▶ [DIRECTION]: In this exercise, the entries below include pictures. Repeat exactly the lines from the line with "Emit a Python" to the line with "factor = [1.0, 1.0, 0.9, 0.8, 0.7, 0.6, 0.5]", including both, but without the pictures.
====== EXCERPTED DATA
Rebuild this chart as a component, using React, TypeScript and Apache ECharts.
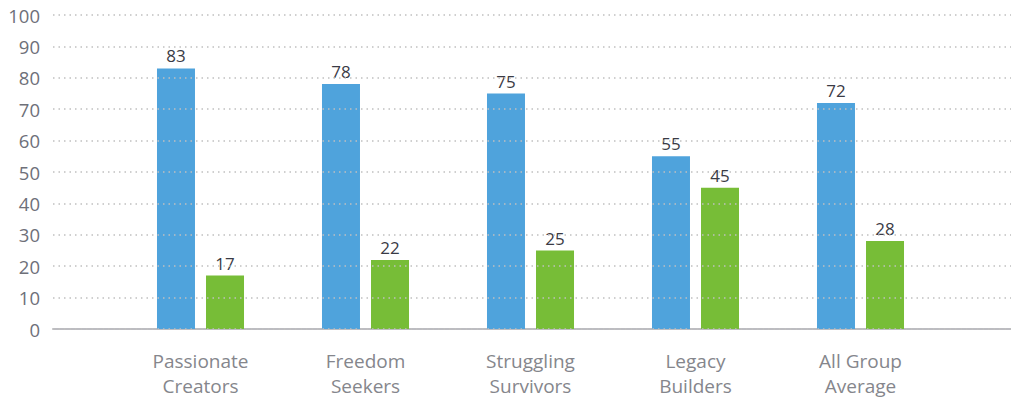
import React, { useEffect, useRef } from "react";
import * as echarts from "echarts";

const categories = ["Passionate\nCreators", "Freedom\nSeekers", "Struggling\nSurvivors", "Legacy\nBuilders", "All Group\nAverage"];
const blueValues = [83, 78, 75, 55, 72];
const greenValues = [17, 22, 25, 45, 28];
const yTicks = { min: 0, max: 100, interval: 10 };

export default function App() {
  const ref = useRef<HTMLDivElement>(null);
  useEffect(() => {
    const chart = echarts.init(ref.current!, null, { renderer: "svg" });
    const font = "'Open Sans', sans-serif";
    chart.setOption({
      animation: false,
      grid: [
        { left: 118, right: 68, top: 15, bottom: 69 },
        { left: 53, right: 0, top: 15, bottom: 69 },
      ],
      xAxis: [
        {
          type: "category",
          gridIndex: 0,
          data: categories,
          axisLine: { show: false },
          axisTick: { show: false },
          axisLabel: { color: "#85868c", fontSize: 19, fontFamily: font, lineHeight: 25, margin: 19 },
        },
        {
          type: "value",
          gridIndex: 1,
          min: 0,
          max: 1,
          axisLine: { show: true, onZero: false, lineStyle: { color: "#bcbcc1", width: 2 } },
          axisTick: { show: false },
          axisLabel: { show: false },
          splitLine: { show: false },
        },
      ],
      yAxis: [
        {
          type: "value",
          gridIndex: 0,
          min: yTicks.min,
          max: yTicks.max,
          interval: yTicks.interval,
          axisLabel: { show: false },
          axisLine: { show: false },
          axisTick: { show: false },
          splitLine: { show: false },
        },
        {
          type: "value",
          gridIndex: 1,
          z: 3,
          min: yTicks.min,
          max: yTicks.max,
          interval: yTicks.interval,
          axisLine: { show: false },
          axisTick: { show: false },
          axisLabel: { color: "#6e7079", fontSize: 18.5, fontFamily: font, margin: 13 },
          splitLine: { show: true, lineStyle: { color: "#c0c0c0", width: 1.5, type: [1.5, 4] } },
        },
      ],
      series: [
        {
          type: "bar",
          xAxisIndex: 0,
          yAxisIndex: 0,
          data: blueValues,
          barWidth: 38,
          barGap: "29%",
          itemStyle: { color: "#4fa3dc" },
          label: { show: true, position: "top", distance: 4, color: "#3a3b45", fontSize: 17, fontFamily: font },
        },
        {
          type: "bar",
          xAxisIndex: 0,
          yAxisIndex: 0,
          data: greenValues,
          barWidth: 38,
          barGap: "29%",
          itemStyle: { color: "#77bd37" },
          label: { show: true, position: "top", distance: 4, color: "#3a3b45", fontSize: 17, fontFamily: font },
        },
      ],
    });
    return () => chart.dispose();
  }, []);
  return <div ref={ref} style={{ position: "absolute", left: 0, top: 0, width: 1011, height: 398 }} />;
}
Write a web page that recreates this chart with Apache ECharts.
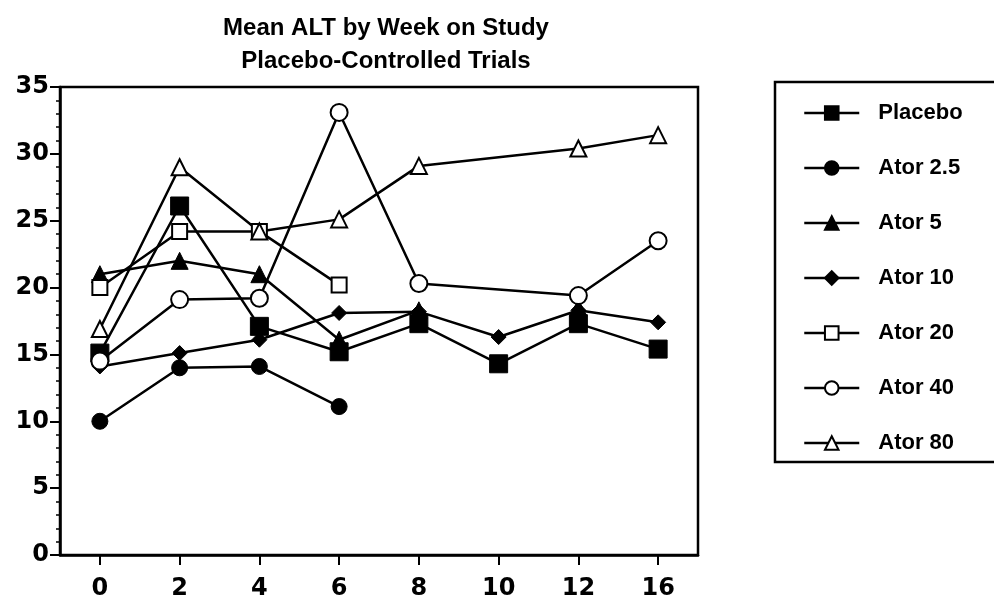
<!DOCTYPE html>
<html>
<head>
<meta charset="utf-8">
<script src="https://cdn.jsdelivr.net/npm/echarts@6/dist/echarts.min.js"></script>
<style>
html,body{margin:0;padding:0;background:#fff;}
#chart{width:994px;height:601px;}
</style>
</head>
<body>
<div id="chart"></div>
<script>
var weeks = ['0', '2', '4', '6', '8', '10', '12', '16'];
var yTicks = [0, 5, 10, 15, 20, 25, 30, 35];
var placebo = [15.1, 26.1, 17.1, 15.2, 17.3, 14.3, 17.3, 15.4];
var ator2_5 = [10.0, 14.0, 14.1, 11.1, null, null, null, null];
var ator5   = [21.0, 22.0, 21.0, 16.1, 18.3, null, 18.5, null];
var ator10  = [14.1, 15.1, 16.1, 18.1, 18.2, 16.3, 18.3, 17.4];
var ator20  = [20.0, 24.2, 24.2, 20.2, null, null, null, null];
var ator40  = [14.5, 19.1, 19.2, 33.1, 20.3, null, 19.4, 23.5];
var ator80  = [16.9, 29.0, 24.2, 25.1, 29.1, null, 30.4, 31.4];
var seriesNames = ['Placebo', 'Ator 2.5', 'Ator 5', 'Ator 10', 'Ator 20', 'Ator 40', 'Ator 80'];

var FONT = 'Liberation Sans';
var TICKFONT = 'DejaVu Sans';
function mk(name, data, symbol, size, filled, connect) {
  return {
    name: name, type: 'line', data: data,
    symbol: symbol, symbolSize: size, showSymbol: true,
    connectNulls: connect,
    lineStyle: {color: '#000', width: 2.5},
    itemStyle: filled ? {color: '#000', borderColor: '#000', borderWidth: 1}
                      : {color: '#fff', borderColor: '#000', borderWidth: 2},
    emphasis: {disabled: true},
    animation: false
  };
}

var chart = echarts.init(document.getElementById('chart'));
chart.setOption({
  backgroundColor: '#fff',
  animation: false,
  title: {
    text: 'Mean ALT by Week on Study\nPlacebo-Controlled Trials',
    left: 381, top: 7, textAlign: 'center',
    textStyle: {fontFamily: FONT, fontSize: 24, fontWeight: 'bold', color: '#000', lineHeight: 33}
  },
  grid: {left: 60, right: 296, top: 87, bottom: 44, show: true, borderColor: '#000', borderWidth: 2.5, backgroundColor: 'transparent'},
  legend: {
    orient: 'vertical', left: 798, top: 96,
    itemWidth: 55, itemHeight: 17, itemGap: 31,
    data: seriesNames,
    lineStyle: {width: 2.5},
    textStyle: {fontFamily: FONT, fontSize: 22, fontWeight: 'bold', color: '#000', lineHeight: 24, padding: [0, 0, 0, 14]},
    selectedMode: false
  },
  graphic: [{
    type: 'rect', shape: {x: 775, y: 82, width: 240, height: 380},
    style: {fill: 'none', stroke: '#000', lineWidth: 2.5}, silent: true
  }],
  xAxis: {
    type: 'category', data: weeks, boundaryGap: true,
    axisLine: {lineStyle: {color: '#000', width: 2.5}},
    axisTick: {show: true, alignWithLabel: true, length: 10, lineStyle: {color: '#000', width: 2}},
    axisLabel: {fontFamily: TICKFONT, fontSize: 24, fontWeight: 'bold', color: '#000', margin: 22},
    splitLine: {show: false}
  },
  yAxis: {
    type: 'value', min: yTicks[0], max: yTicks[yTicks.length - 1], interval: 5,
    axisLine: {show: true, lineStyle: {color: '#000', width: 2.5}},
    axisTick: {show: true, length: 10, lineStyle: {color: '#000', width: 2}},
    minorTick: {show: true, splitNumber: 5, length: 4, lineStyle: {color: '#000', width: 1.5}},
    axisLabel: {fontFamily: TICKFONT, fontSize: 24, fontWeight: 'bold', color: '#000', margin: 11},
    splitLine: {show: false}
  },
  series: [
    mk('Placebo', placebo, 'rect', 18, true, false),
    mk('Ator 2.5', ator2_5, 'circle', 16, true, false),
    mk('Ator 5', ator5, 'triangle', 17, true, false),
    mk('Ator 10', ator10, 'diamond', 15, true, false),
    mk('Ator 20', ator20, 'rect', 15, false, false),
    mk('Ator 40', ator40, 'circle', 17, false, true),
    mk('Ator 80', ator80, 'triangle', 16, false, true)
  ]
});
</script>
</body>
</html>
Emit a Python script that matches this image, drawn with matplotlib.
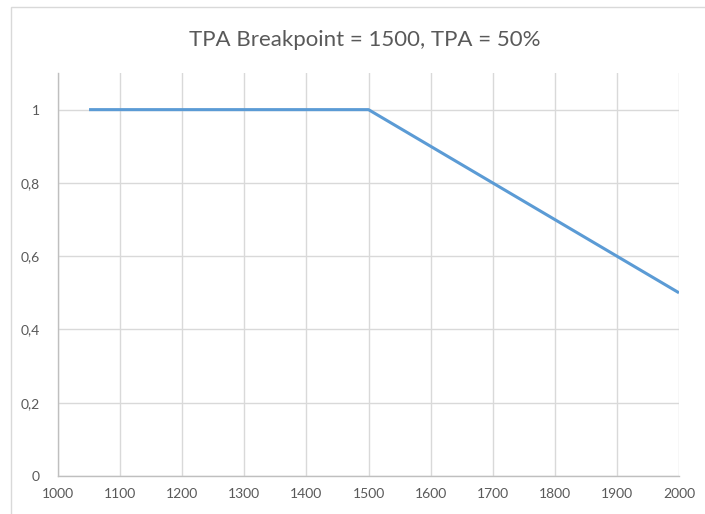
import matplotlib.pyplot as plt
from matplotlib.patches import Rectangle
from matplotlib.ticker import FuncFormatter

# load values at the breakpoints of the curve
loads = [1050, 1500, 1600, 1700, 1800, 1900, 2000]
factor = [1.0, 1.0, 0.9, 0.8, 0.7, 0.6, 0.5]

x_ticks = [1000, 1100, 1200, 1300, 1400, 1500, 1600, 1700, 1800, 1900, 2000]
y_ticks = [0, 0.2, 0.4, 0.6, 0.8, 1.0]

plt.rcParams['font.family'] = ['Lato', 'DejaVu Sans']
text_col = '#595959'
grid_col = '#d9d9d9'

fig = plt.figure(figsize=(7.05, 5.14), dpi=100)
fig.patch.set_facecolor('white')

# chart area border
fig.patches.append(Rectangle((11 / 705, -0.2), 1.2, 1.2 - 7 / 514,
                             transform=fig.transFigure, fill=False,
                             edgecolor=grid_col, linewidth=1.0))

ax = fig.add_axes([58 / 705, 1 - 476 / 514, (679 - 58) / 705, (476 - 73) / 514])
ax.plot(loads, factor, color='#5b9bd5', linewidth=2.2, solid_capstyle='butt')

ax.set_xlim(1000, 2000)
ax.set_ylim(0, 1.1)
ax.set_xticks(x_ticks)
ax.set_yticks(y_ticks)
ax.yaxis.set_major_formatter(FuncFormatter(lambda v, p: ('%g' % v).replace('.', ',')))

ax.grid(True, color=grid_col, linewidth=1.0)
ax.set_axisbelow(True)
for side in ['top', 'right']:
    ax.spines[side].set_visible(False)
for side in ['left', 'bottom']:
    ax.spines[side].set_color('#bfbfbf')
    ax.spines[side].set_linewidth(1.0)

ax.tick_params(axis='both', length=0, labelsize=10, colors=text_col)
ax.tick_params(axis='y', pad=13)
ax.tick_params(axis='x', pad=9)

fig.text(0.518, 1 - 40 / 514, 'TPA Breakpoint = 1500, TPA = 50%',
         ha='center', va='center', fontsize=16, color=text_col)

fig.savefig('out.png', dpi=100)
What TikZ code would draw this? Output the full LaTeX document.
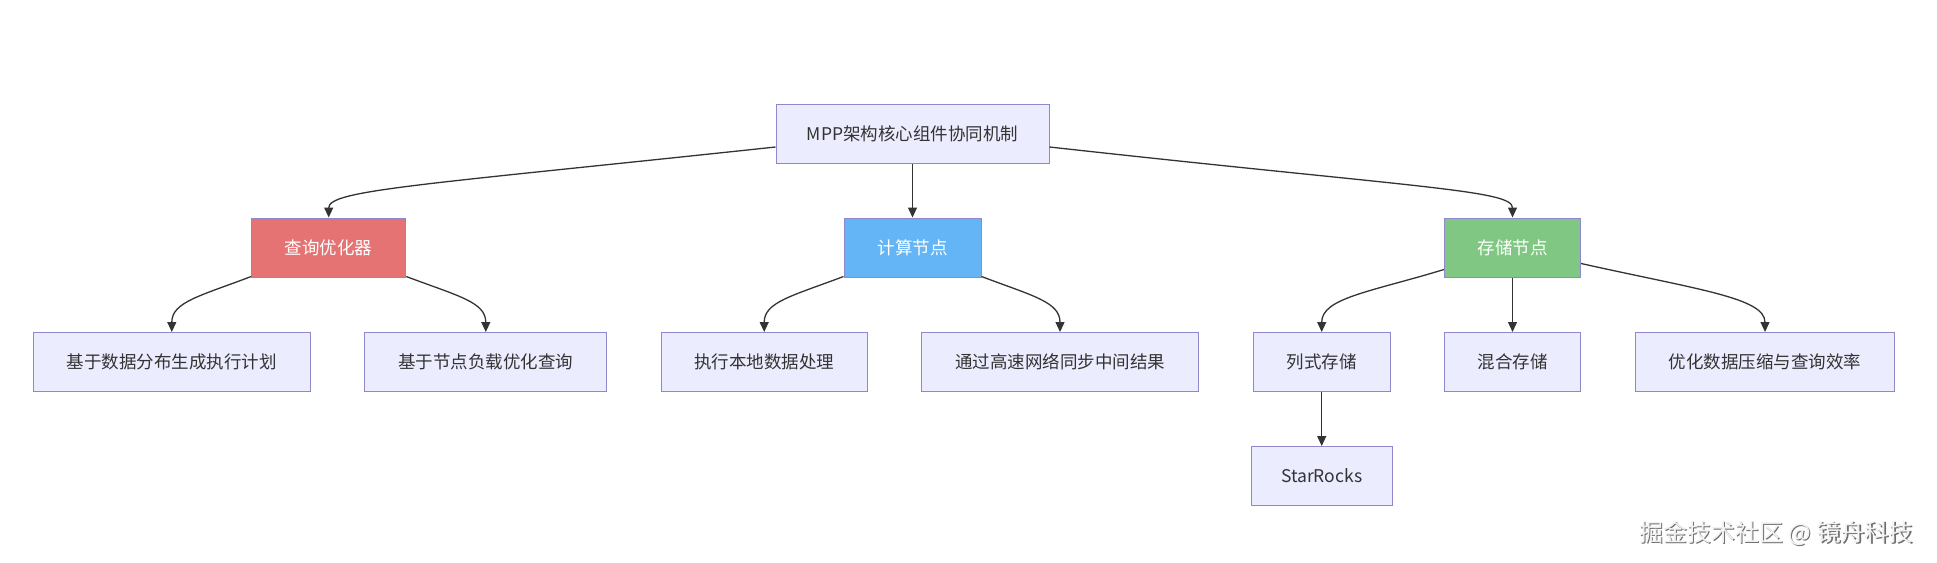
\documentclass[tikz,border=0pt]{standalone}
\usepackage{fontspec}
\setmainfont{Noto Sans CJK SC}
\usetikzlibrary{arrows.meta,calc}
\definecolor{boxfill}{HTML}{ECECFF}
\definecolor{boxline}{HTML}{9088CC}
\definecolor{redfill}{HTML}{E57373}
\definecolor{bluefill}{HTML}{64B5F6}
\definecolor{greenfill}{HTML}{81C784}
\definecolor{edgecol}{HTML}{333333}
\definecolor{wmfront}{HTML}{F2F2F2}
\definecolor{wmback}{HTML}{6E6E6E}
\begin{document}
\begin{tikzpicture}[x=1pt,y=-1pt,
  box/.style={draw=boxline,fill=boxfill,line width=1pt,inner sep=0pt,minimum height=59pt,text=edgecol,font=\fontsize{17.5}{20}\selectfont},
  colbox/.style={box,text=white},
  conn/.style={draw=edgecol,line width=1.3pt,-{Triangle[length=10pt,width=9pt]}},
  wm/.style={font=\fontsize{24}{28}\selectfont,inner sep=0pt}]
\path[use as bounding box] (0,0) rectangle (1937,562);
% nodes
\node[box,minimum width=273pt] (m) at (912.5,133.5) {MPP架构核心组件协同机制};
\node[colbox,fill=redfill,minimum width=154pt] (q) at (328.7,247.5) {查询优化器};
\node[colbox,fill=bluefill,minimum width=137pt] (c) at (912.5,247.5) {计算节点};
\node[colbox,fill=greenfill,minimum width=136pt] (s) at (1512.5,247.5) {存储节点};
\node[box,minimum width=277pt] (a1) at (171.8,362) {基于数据分布生成执行计划};
\node[box,minimum width=242pt] (a2) at (485.8,362) {基于节点负载优化查询};
\node[box,minimum width=206pt] (b1) at (764.2,362) {执行本地数据处理};
\node[box,minimum width=277pt] (b2) at (1060,362) {通过高速网络同步中间结果};
\node[box,minimum width=137pt] (s1) at (1321.7,362) {列式存储};
\node[box,minimum width=136pt] (s2) at (1512.5,362) {混合存储};
\node[box,minimum width=259pt] (s3) at (1765,362) {优化数据压缩与查询效率};
\node[box,minimum width=141pt] (sr) at (1321.7,476) {StarRocks};
% watermark
\node[wm,text=wmback] (wmshadow) at (1777.3,534.3) {掘金技术社区 @ 镜舟科技};
\node[wm,text=wmfront] (wmtext) at (1776,533) {掘金技术社区 @ 镜舟科技};
% connectors
\draw[conn] ($(m.west)+(0,13.5)$) .. controls (420,185) and (328.7,190) .. (q.north);
\draw[conn] (m.south) -- (c.north);
\draw[conn] ($(m.east)+(0,13.5)$) .. controls (1420,188) and (1512.5,190) .. (s.north);
\draw[conn] ($(q.south west)+(0,-1)$) .. controls (200,296) and (171.8,302) .. (a1.north);
\draw[conn] ($(q.south east)+(0,-1)$) .. controls (458,296) and (485.8,302) .. (a2.north);
\draw[conn] ($(c.south west)+(0,-1)$) .. controls (792,296) and (764.2,302) .. (b1.north);
\draw[conn] ($(c.south east)+(0,-1)$) .. controls (1033,296) and (1060,302) .. (b2.north);
\draw[conn] ($(s.south west)+(0,-8)$) .. controls (1370,292) and (1321.7,298) .. (s1.north);
\draw[conn] (s.south) -- (s2.north);
\draw[conn] ($(s.south east)+(0,-14)$) .. controls (1700,290) and (1765,298) .. (s3.north);
\draw[conn] (s1.south) -- (sr.north);
\end{tikzpicture}
\end{document}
============
▶ [EXERCISE ANSWER]:
Emit a Python script that matches this image, drawn with matplotlib.
import matplotlib.pyplot as plt
from matplotlib.patches import Rectangle
from matplotlib.ticker import FuncFormatter

# load values at the breakpoints of the curve
loads = [1050, 1500, 1600, 1700, 1800, 1900, 2000]
factor = [1.0, 1.0, 0.9, 0.8, 0.7, 0.6, 0.5]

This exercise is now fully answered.